Tuesday, 4 October 2016

5 Reasons: Most Teachers Get Stuck in their Jobs


Being a teacher comprises of several ups and downs that are usually absent in other professions.

The chance to leave a mark on future generations, the fun of interacting with younger people, the intellectual fulfillment of a given subject area - are just some of the good sides of this job. Yet, every now and then, almost every teacher finds herself/himself a little disillusioned and constrained by questions, doubts, and challenges.

On the surface, this profession does seem very one-dimensional. You pick a subject, get some expertise in it, pursue some eligibility tests, get your first job, then the second one and the rut continues.

But a lot has changed over the last few years. Teaching is not the monotonous, one-track, flat career it was perceived to be.

It is quite possible that a very well-established teacher is stuck in a spot and needs to get out of the dull end as fast as possible.

1. Are you teaching subjects that have lost relevance or currency?

This need not be only in terms of monetary growth or market needs. This can also be related to your own personality, preferences, taste and inclination. It may so happen that a subject that you never paid attention to earlier is suddenly interesting, hot, in demand or in need of teachers like you. This is the time to lap onto some brushing-up tools and take advantage of the ripe situation. This will get you out of a dead spot and push you towards something more fresh and dynamic in the long run.

2. Outdated skills?

Teaching, like every other profession, needs constant evolution. Whether it is the question of some latest pedagogy trend, the most-talked about classroom approaches or teaching tools; it never harms anyone to seek out what’s going on right now. It is easy to fall in a comfort zone but you never know when the ‘next’ thing would displace the ‘current’ one. Be prepared and keep hitting the refresh button.

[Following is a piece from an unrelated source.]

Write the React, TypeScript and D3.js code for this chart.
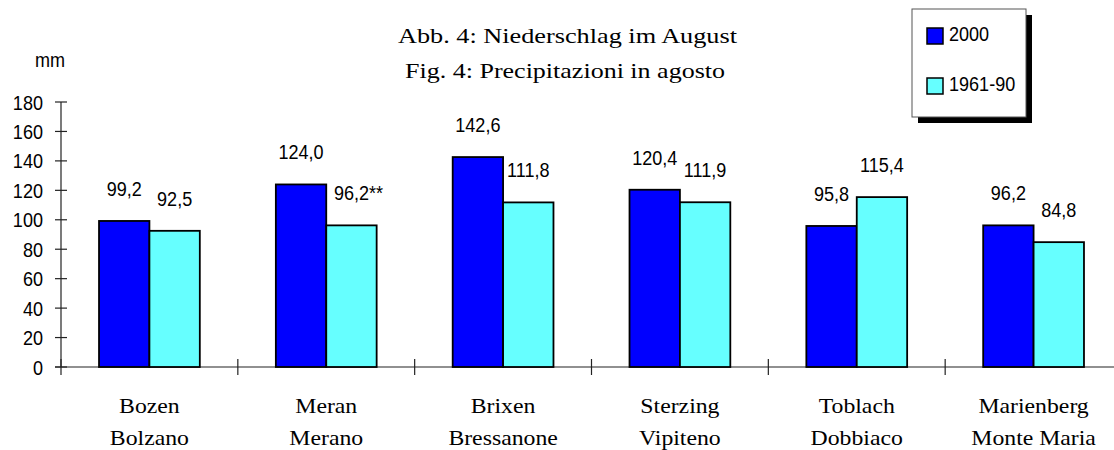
import React, { useEffect, useRef } from 'react';
import * as d3 from 'd3';

const categoriesDe = ['Bozen', 'Meran', 'Brixen', 'Sterzing', 'Toblach', 'Marienberg'];
const categoriesIt = ['Bolzano', 'Merano', 'Bressanone', 'Vipiteno', 'Dobbiaco', 'Monte Maria'];
const seriesNames = ['2000', '1961-90'];
const values2000 = [99.2, 124.0, 142.6, 120.4, 95.8, 96.2];
const values6190 = [92.5, 96.2, 111.8, 111.9, 115.4, 84.8];
const notes6190 = ['', '**', '', '', '', ''];
const yTicks = [0, 20, 40, 60, 80, 100, 120, 140, 160, 180];
const titleLines = ['Abb. 4: Niederschlag im August', 'Fig. 4: Precipitazioni in agosto'];

const W = 1114;
const H = 450;
const SANS = '"Liberation Sans", Arial, sans-serif';
const SERIF = '"Liberation Serif", "Times New Roman", serif';
const colors = ['#0000ff', '#66ffff'];

const fmt = (v: number) => v.toFixed(1).replace('.', ',');

export default function App() {
  const svgRef = useRef<SVGSVGElement>(null);

  useEffect(() => {
    if (!svgRef.current) return;
    const svg = d3.select(svgRef.current);
    svg.selectAll('*').remove();

    const left = 61;
    const right = 1122;
    const y = d3.scaleLinear().domain([0, 180]).range([367, 102]);
    const x0 = d3.scaleBand<string>()
      .domain(categoriesDe)
      .range([left, right])
      .paddingInner(0.43)
      .paddingOuter(0.215);
    const x1 = d3.scaleBand<string>()
      .domain(seriesNames)
      .range([0, x0.bandwidth()]);

    // sans text, slightly narrow like the original
    const sans = (g: any, tx: number, ty: number, txt: string, anchor = 'middle') =>
      g.append('text')
        .attr('transform', `translate(${tx},${ty}) scale(0.86,1)`)
        .attr('text-anchor', anchor)
        .attr('font-family', SANS)
        .attr('font-size', 21)
        .attr('fill', '#000')
        .text(txt);

    // title
    titleLines.forEach((t, i) => {
      svg.append('text')
        .attr('x', i === 0 ? 398 : 405)
        .attr('y', i === 0 ? 43 : 78)
        .attr('font-family', SERIF)
        .attr('font-size', 22)
        .attr('textLength', i === 0 ? 339 : 320)
        .attr('lengthAdjust', 'spacingAndGlyphs')
        .text(t);
    });

    sans(svg, 35, 67, 'mm', 'start');

    // axes
    const axisColor = '#222';
    svg.append('line')
      .attr('x1', left).attr('x2', left)
      .attr('y1', y(180)).attr('y2', y(0))
      .attr('stroke', axisColor).attr('stroke-width', 1.2);
    svg.append('line')
      .attr('x1', 55).attr('x2', W)
      .attr('y1', y(0)).attr('y2', y(0))
      .attr('stroke', axisColor).attr('stroke-width', 1.2);

    yTicks.forEach(t => {
      svg.append('line')
        .attr('x1', 55).attr('x2', 67)
        .attr('y1', y(t)).attr('y2', y(t))
        .attr('stroke', axisColor).attr('stroke-width', 1.2);
      sans(svg, 43, y(t) + 7.5, String(t), 'end');
    });

    const step = x0.step();
    d3.range(categoriesDe.length + 1).forEach(i => {
      const xx = left + i * step;
      svg.append('line')
        .attr('x1', xx).attr('x2', xx)
        .attr('y1', y(0) - 8).attr('y2', y(0) + 8)
        .attr('stroke', axisColor).attr('stroke-width', 1.2);
    });

    // bars
    const seriesValues = [values2000, values6190];
    const seriesNotes = [categoriesDe.map(() => ''), notes6190];
    categoriesDe.forEach((c, ci) => {
      seriesNames.forEach((s, si) => {
        const v = seriesValues[si][ci];
        const bx = (x0(c) as number) + (x1(s) as number);
        const bw = x1.bandwidth();
        svg.append('rect')
          .attr('x', bx).attr('y', y(v))
          .attr('width', bw).attr('height', y(0) - y(v))
          .attr('fill', colors[si])
          .attr('stroke', '#000')
          .attr('stroke-width', 1.8);
        const lbl = sans(svg, bx + bw / 2, y(v) - 25, fmt(v));
        const note = seriesNotes[si][ci];
        if (note) {
          const half = ((lbl.node() as SVGTextElement).getComputedTextLength() * 0.86) / 2;
          sans(svg, bx + bw / 2 + half, y(v) - 25, note, 'start');
        }
      });

      const cx = (x0(c) as number) + x0.bandwidth() / 2;
      [categoriesDe[ci], categoriesIt[ci]].forEach((t, li) => {
        svg.append('text')
          .attr('transform', `translate(${cx},${li === 0 ? 413 : 445}) scale(1.08,1)`)
          .attr('text-anchor', 'middle')
          .attr('font-family', SERIF)
          .attr('font-size', 22)
          .text(t);
      });
    });

    // legend with drop shadow
    const lg = svg.append('g');
    lg.append('rect')
      .attr('x', 918).attr('y', 15).attr('width', 114).attr('height', 108)
      .attr('fill', '#000');
    lg.append('rect')
      .attr('x', 912).attr('y', 9).attr('width', 114).attr('height', 108)
      .attr('fill', '#fff').attr('stroke', '#555').attr('stroke-width', 1);
    seriesNames.forEach((s, i) => {
      const yy = i === 0 ? 28 : 78;
      lg.append('rect')
        .attr('x', 927).attr('y', yy).attr('width', 16).attr('height', 16)
        .attr('fill', colors[i]).attr('stroke', '#000').attr('stroke-width', 1.5);
      sans(lg, 949, yy + 13, s, 'start');
    });
  }, []);

  return (
    <svg
      ref={svgRef}
      width={W}
      height={H}
      style={{ position: 'absolute', left: 0, top: 0, display: 'block', background: '#fff' }}
    />
  );
}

3. Lack of Professional Development

This is no fault of teachers. Often due to lack of budget, intent, and even fairness; teachers are sidelined when it comes to training and development needs. Corporates eke out enough funds and time for training their employees in various functions but that is an unlikely case even with the best of educational institutions. This is a hint for you to get out of reactive mode and play the proactive mode. Developing yourself is the first and foremost of your prerogative. So enlist for good online courses and tutorials and enhance your overall competence level. Still better, prepare for exams like CTET, that will help open up new opportunities in the field of teaching. Expert trainers and professional coaching Institutes like TalentSprint offer both classroom and online courses for teachers. CTET can help you grow professionally across Institutions, both private and Govt. aided.

4. Lack of Innovation

Many institutes find comfort and predictability in curriculum, approaches and assessment methods that were set a zillion years ago. You may find yourself completely out of tune with what’s been going on. You have a new idea or a new constituent that can revitalize the curriculum or the subject’s attractiveness for students. You have to take some initiative here and try out new angles. Experiment with small steps. Volunteer for both inside and outside opportunities. Join good online communities and participate in the innovative direction. Be an active participant in your own Institute to bring about these small changes.

5. Wrap the Package

Teaching is as much about one’s communication skills, ability to discipline a group, evaluation strengths, management skills, counseling, parent-interaction, community participation and even leadership roles, as it is about a given subject matter. You could find yourself in a flat zone if you are not working on your overall personality package as a teacher. Hone those other sides and become a well-rounded professional.

Other issues can also keep you stuck in a wrong corner. Your personality and overall chemistry may not be fitting well with the age/subject bracket of students that you are currently teaching. Reconsider your current focus area and try to see if you would better work in a different category or subject area.

This is not a one-time assessment routine.  A good teacher, like every other good professional, keeps taking a frank, fair and agile look at what’s happening around and inside and continues to adapt and sharpen oneself with ease.